The common complaints against readmes would be people don't read them, and they're often excluded from redistributions for no good reason.  Containing that data in the patch simplifies enforcing it, versus, say, distributing an xml providing additional instructions/data a patcher could use for this and other extensions.
It may seem like IPS is such an old format people have become entrenched in their position on it, but the situation is somewhat reversed.  The real issue is that it's been around so long that it isn't just difficult to change, but changes could affect hundreds of different patchers that have been built and distributed over the years.  This wouldn't be obvious to users of the patch without the inclusion of a readme noting it deviates from the original IPS format, but again, you're in the same situation as before.

FAST6191

  • Hero Member
  • *****
  • Posts: 2848
    • View Profile
Re: Proposal: IPS Revision for CRC checking
« Reply #33 on: December 28, 2019, 10:55:25 am »
Raising the dead.
The other day I was wandering along and had another idea that would possibly solve the legacy patcher issue, or unknowns as far as respecting EOF.

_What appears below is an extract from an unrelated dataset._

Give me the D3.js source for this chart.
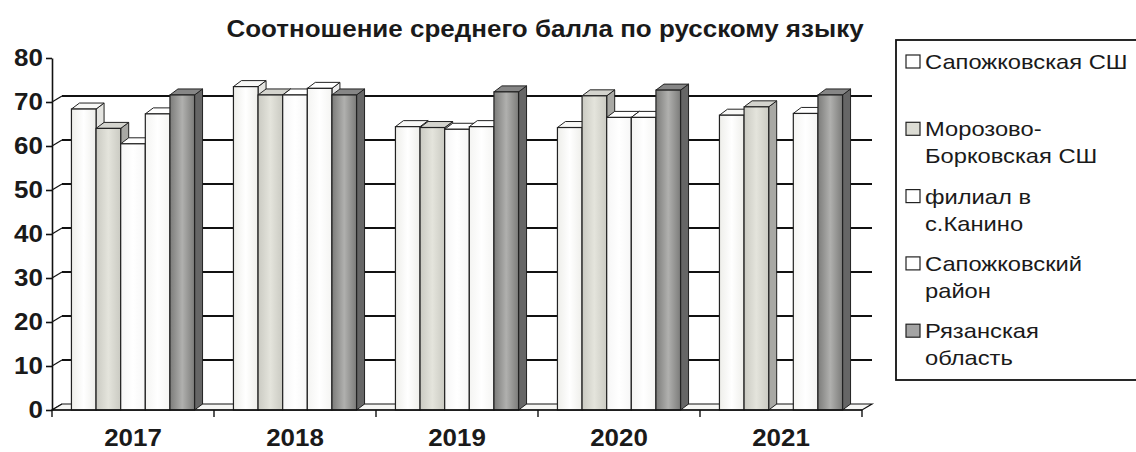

As NOP, much less two, is seemingly a dubious prospect would it be possible to include some kind of CRC within the patch as patch commands but have the patch itself "correct" any issues that might be caused by it after the fact?
Patch location 10h with A
Patch location 10h with 9
Patch location 10h with 4
Patch location 10h with F
...
Patch location 10h with [whatever the original value was]
Oh look CRC (or SHA256 if you really wanted) is A94F...

CRCs are fixed length so you should not need a end of CRC section indicator, though one could surely be done (repeat restoration patch or some pattern some larger number of times). Put this at a fixed/knowable location in the IPS (before, after, in the middle of the file... it matters little even if I probably would pick the start).

Even if it ends up being binary you could dash out enough and then the patcher being aware of the original files restores it to its "proper value" for those legacy patchers. Only real negative beyond supplementary/optional patching would be it reduces patch size carrying capability but most things using IPS don't brush up against its limit and it is easily made optional. While post EOF stuff is tricky I don't imagine any IPS patcher having some kind of memory as far as what it has already patched and instead just repeats/iterates along the commands until EOF (be it literal end of file or EOF end of patch indicator) and throwing a hissy fit as a result. IPS optimisers and those "check for collisions" programs might have a hard time, but I think the former is one proof of concept program I doubt I could find today and the latter... even if thought them useful they are so few in number we could probably just update them to be aware of this.